Cinovec will also benefit from its location and nature as a historic mine thanks to the levels of existing infrastructure immediately surrounding the project. Cinovec already has access to roads, railways, power, water and support services from localised industrial and chemical plants. The area has a historic population with mining experience and there is extra bandwith there for European Metals to take on local skilled labour.
As well as the immediacy of key infrastructure the project is in close proximity to the production of 6-7 million cars every year. The proportion of those cars being EVs will rise each year and Coughlan sees Cinovec being ideally placed to take advantage of that.
“We think Cinovec is a very attractive option. It’s local, effectively on the German border, it’s within the EU with economic and political stability, it’s large and low cost and has the potential to supply Europe with lithium for many years,” Coughlan says.
“Volkswagen anticipate EV penetration rates of 25% by 2025, that’s a bigger rate than I’ve seen any other forecaster put out. That’s 25% of all vehicles built in Europe in 2025 will be electric.
“They say they will make 3.3 million vehicles in 2025 with electric capability, which includes hybrids, the number of pure EVs they will make is 1.5 million which on their numbers is 25% of the European market so they’re suggesting 6 million EVs will be built in Europe by 2025 and the vast majority of them are going to be built in a factory not far from our project.”
Those numbers make up new demand from Europe, a region which has traditionally imported large quantities of lithium with little actual production capacity. Coughlan says the lithium required to meet that demand is between 250,000-300,000t LCE depending on how much lithium goes into each vehicle. VW expects to use 45kg in its flagship model, while other manufacturers will use more or less.
So where is that lithium production going to come from? South America has long been considered the global home of lithium with Albermarle, SQM and FMC controlling the majority of brine lithium production in the region, however those companies have offtake contracts in place and will struggle to find new production capacity in that time.
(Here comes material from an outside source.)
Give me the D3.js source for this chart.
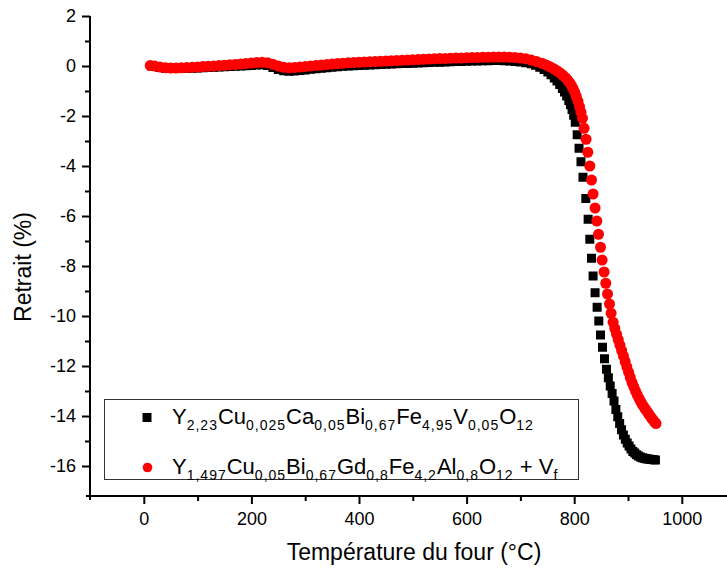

Western Australia is another major hub for lithium, coming from hard rock spodumene mines, which has seen a big step up recently. The Talison mine is a major producer, however all the offtake is contracted already, there is new production from the likes of the Pilbara Minerals, Neometals and Galaxy Resources but Coughlan expects all the product to be bought up by the Chinese.
There are more EVs built in China than the rest of the world put together at the moment so it is equally important its supply is secured but it leaves the question of where the European car manufacturers are going to be able to secure long term lithium supply from.
Coughlan is positioning European Metals and the Cinovec project to be a primary supplier into the European market and to do so in time with the supply/demand imbalance. Having released the PFS European Metals is moving into the definitive feasibility study which will include an expansion study. Alongside the DFS Coughlan is working to get the mine permitted for production.
“We have started the permitting and environmental processes and those two factors will, I believe, be the determining factors in how quickly we get to market. But I think there is a tailwind politically as well as environmentally in getting European lithium projects into the development stage.
“We have very strong support from the Czech government on all levels. It’s Europe and they are very environmentally conscious but I think the political tailwind will help us.”
The process for Cinovec lithium requires no harmful sulphuric acid, only sodium sulphate and the lithium carbonate plant will be located a short distance away in an industrial and chemical area with old coal mines. Coughlan doesn’t see any barriers to entry in this area.
Coughlan says the DFS will be completed by mid-2018 and the project will move straight into construction finance depending on what stage the permitting process is. He hopes to accelerate the permitting in line with publishing a bankable feasibility study late 2018 or early 2019.
In terms of getting the project financed European Metals, like many other early stage lithium projects, is looking to sign an agreement with a strategic partner who can offer to fund the project or part of the project in return for a segment of the offtake.
“Ordinarily you would say we are too early in our process to be attracting the attention of significant players, but the nature of the lithium market suggests perhaps not. It’s unique at the moment and there are serious players in Europe trying to secure long term supply,” explains Coughlan.
“The driver is that the serious players perceive there is going to be a supply shortfall and want to secure the product. The infrastructure spend that is required to step up to this level of EVs production is vast, billions of euros between the major car manufacturers to deliver the numbers for 2025.
“They are not likely to push the button on that level of expenditure without some certainty they are going to have the raw materials to feed the process.”
Green technology is being encouraged across the EU, but the German government has been the most prominent in actively promoting cleantech and a reduction in emissions through subsidies. The government has put emission requirements on the major car manufacturers, it’s pledged around €1 billion in subsidies for EV buyers and has committed €300 million for the infrastructure roll out for EVs like charging points and on top of that it has announced that Germans will not be able to buy a new petrol or diesel car after 2030.
While it is a global race to meet the growth in the European market Coughlan is certain there will be a shortfall in supply.
“There are companies who will start producing either in Europe or in other parts of the world and ship it but if you look at the projects globally and what stage they are at there is going to be a shortfall in supply to meet the demand, the numbers are stark.
“If you start risking those projects in terms of what stage of development they are, just on any normal risk terms you would apply to any mining project the gap just gets bigger and bigger. There is going to be a shortage.”
Bringing a project of this size through to production cannot be done without strong relationships with supply chain partners. Czech-based companies have completed all the drilling and Coughlan says it works well to have that done in country, Ausenco and Hatch both supported the PFS work and other companies such as Dorfner ANZAPLAN, Nagrom and Bara Labs have played key roles in the metallurgical and tin work.
So looking forward, Coughlan says Cinovec has three key characteristics that will differentiate it in the market; size, cost of production and location.
“Firstly, it is the largest lithium resource in Europe, fourth largest non-brine in the world and has a very large JORC-quality exploration target too. Secondly it will be a low cost producer of lithium carbonate and thirdly it is located in the middle of Europe in an area in which the demand for lithium is going to grow substantially in the short-to-medium term.
“There is a supply gap coming and nowhere in the world is that going to be more evident than in Europe.”